The upcoming UK general election holds significant implications for the fresh produce industry, notably through the anticipated introduction of new post-Brexit import controls and changes in the political landscape. The implementation of the Border Target Operating Model (BTOM) from 31 October 2024, reclassifying EU fruit and vegetable consignments as "medium risk," will necessitate additional paperwork and physical inspections. The Fresh Produce Consortium (FPC) predicts these measures will increase import costs by around £200 million annually, costs likely to be transferred to consumers.
Political parties' policies present varying prospects for the industry. The Conservative Party's emphasis on stringent border controls contrasts with the Labour Party's aim to reduce import costs and enhance supply chain efficiency. Additionally, immigration policies affecting seasonal worker visas are pivotal. The current government's allocation of 45,000 visas for horticultural workers in 2023 and 2024 addresses labour shortages, but may require adjustments post-election.
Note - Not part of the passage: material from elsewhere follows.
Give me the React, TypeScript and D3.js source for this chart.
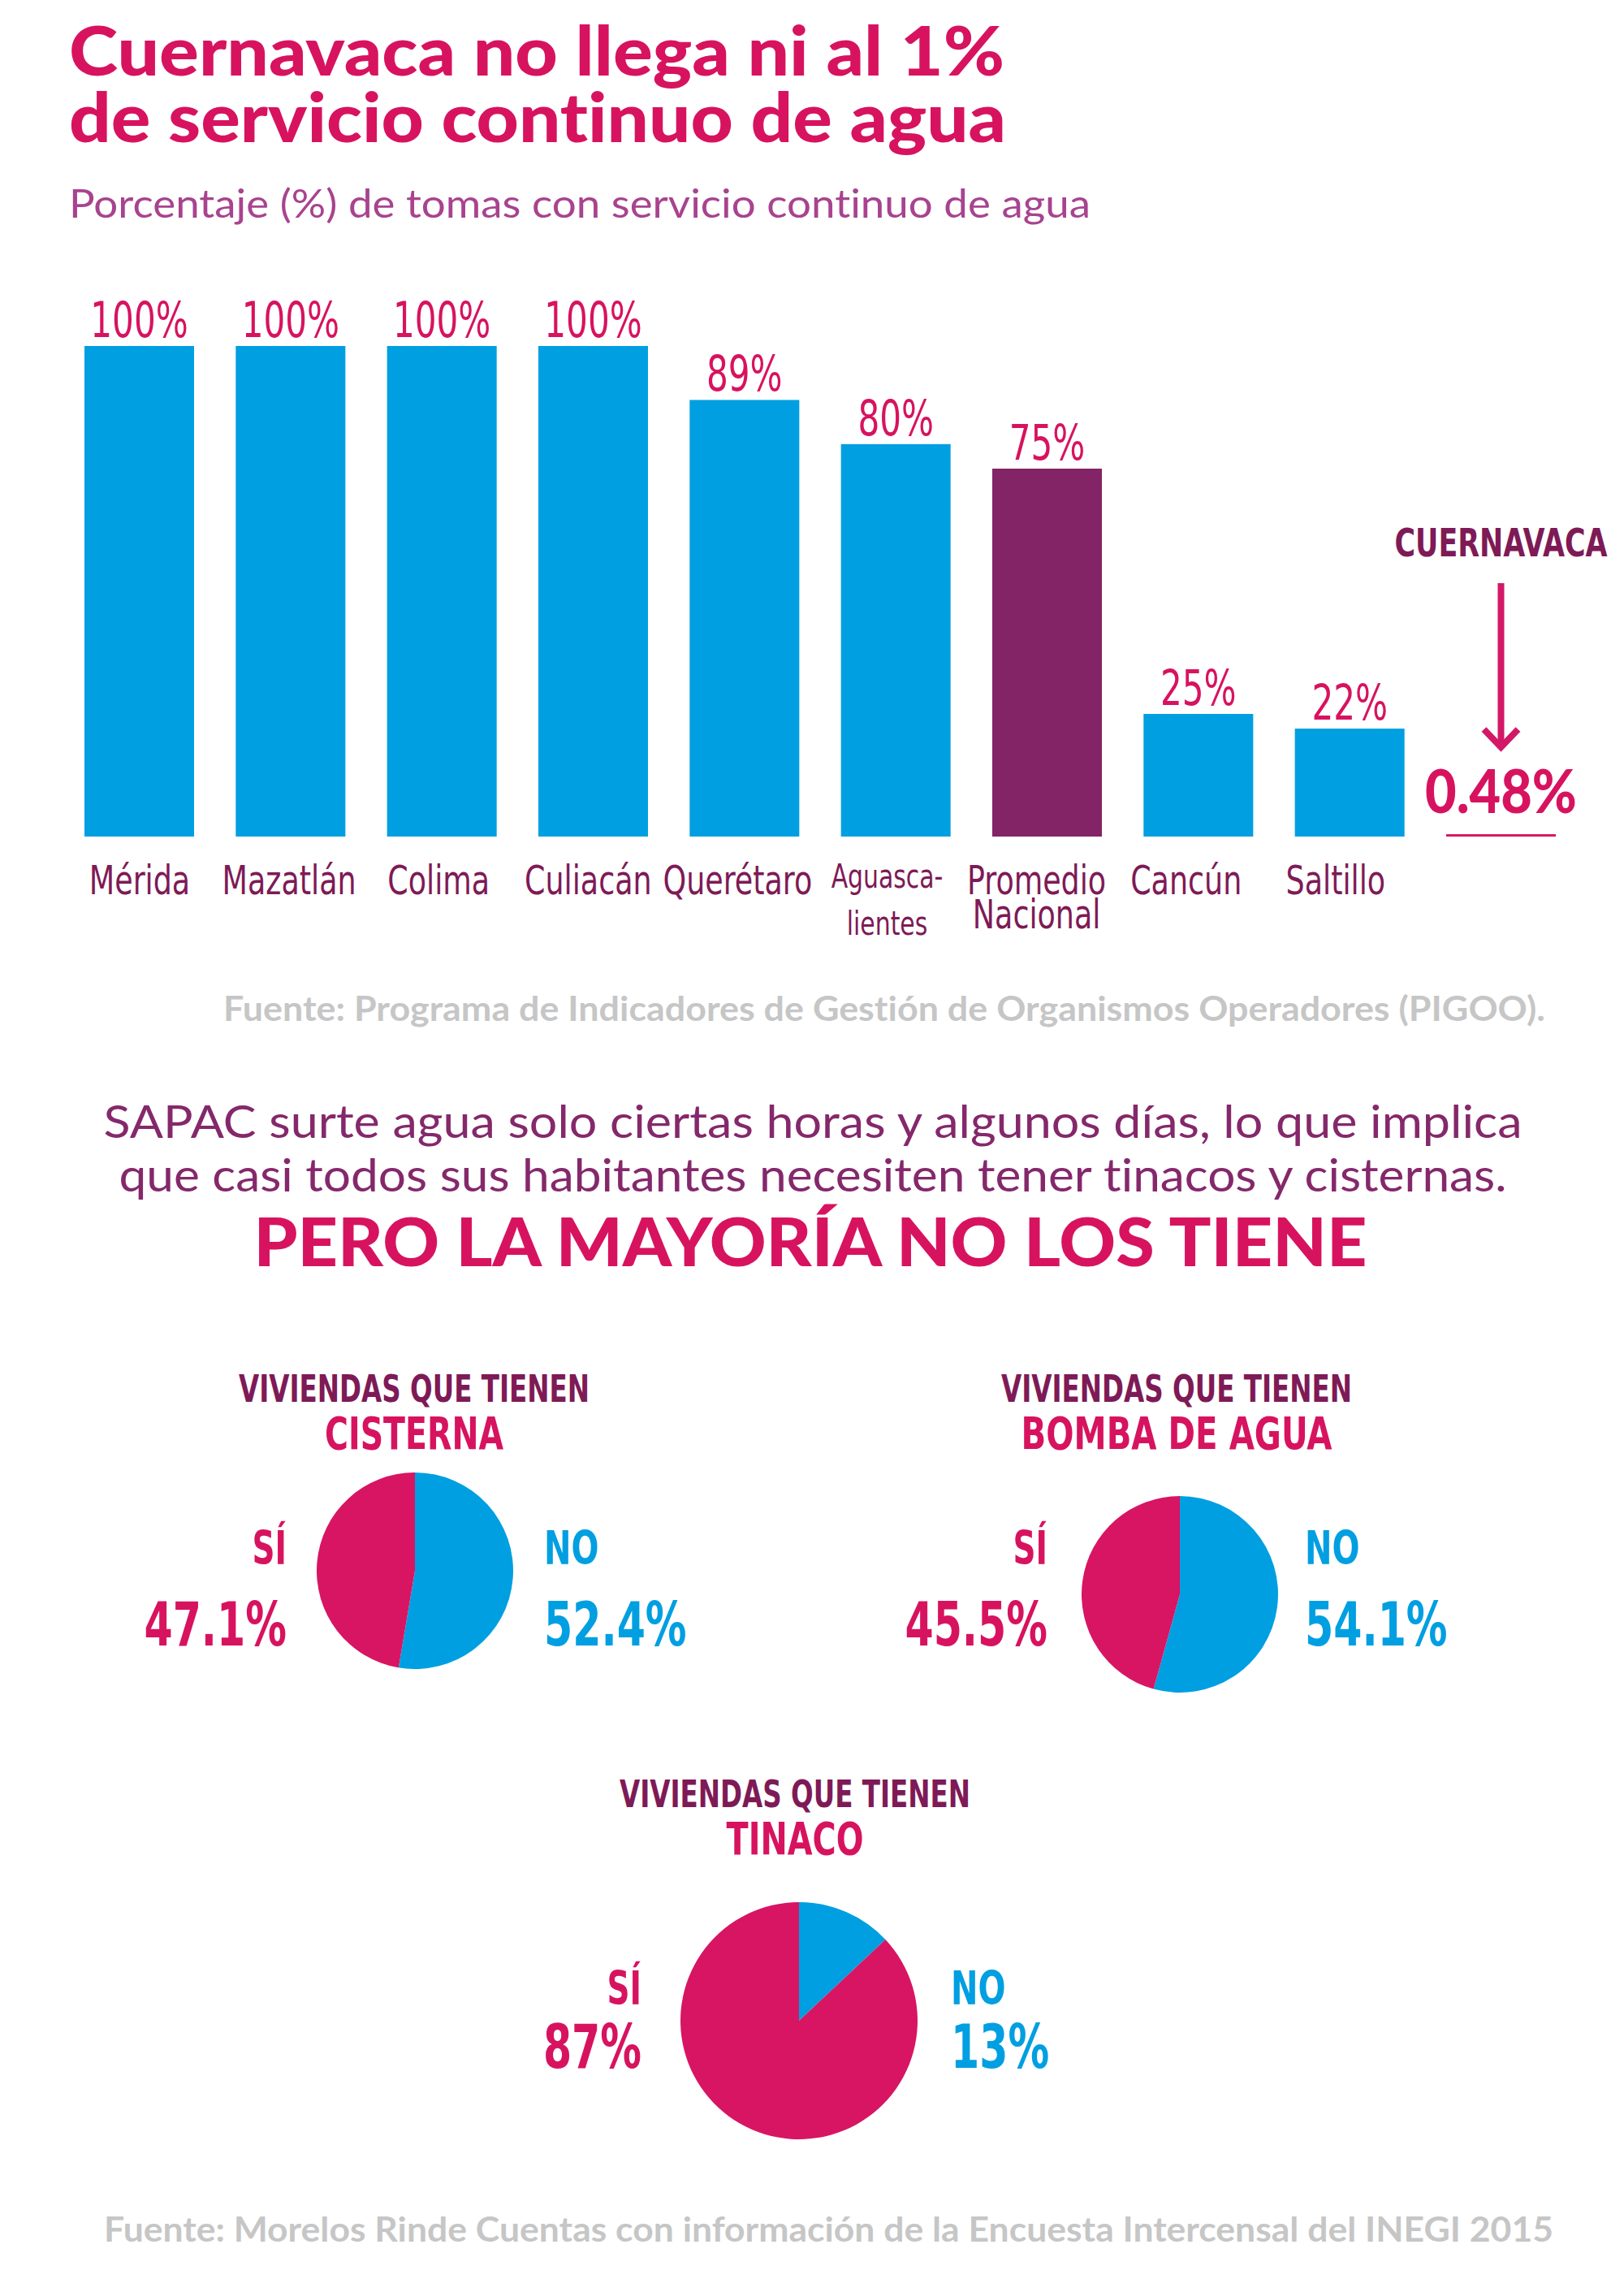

Industry leaders have voiced concerns over the new import controls, highlighting the potential for higher consumer prices and challenges for smaller businesses. Nigel Jenney, Chief Executive of FPC, criticized the system's feasibility, especially regarding the generation of Phytosanitary Certificates. The UK's reliance on EU imports for nearly half of its fruit and vegetable supply exacerbates these issues, with potential for increased prices, reduced availability, and higher spoilage rates.
In response, the UK government has initiated a review to promote fairness in the fresh produce supply chain and invested in agricultural innovation to support domestic production. The outcome of the UK general election will undoubtedly influence fresh produce costs and consumer prices, with the industry and consumers alike advised to monitor developments closely.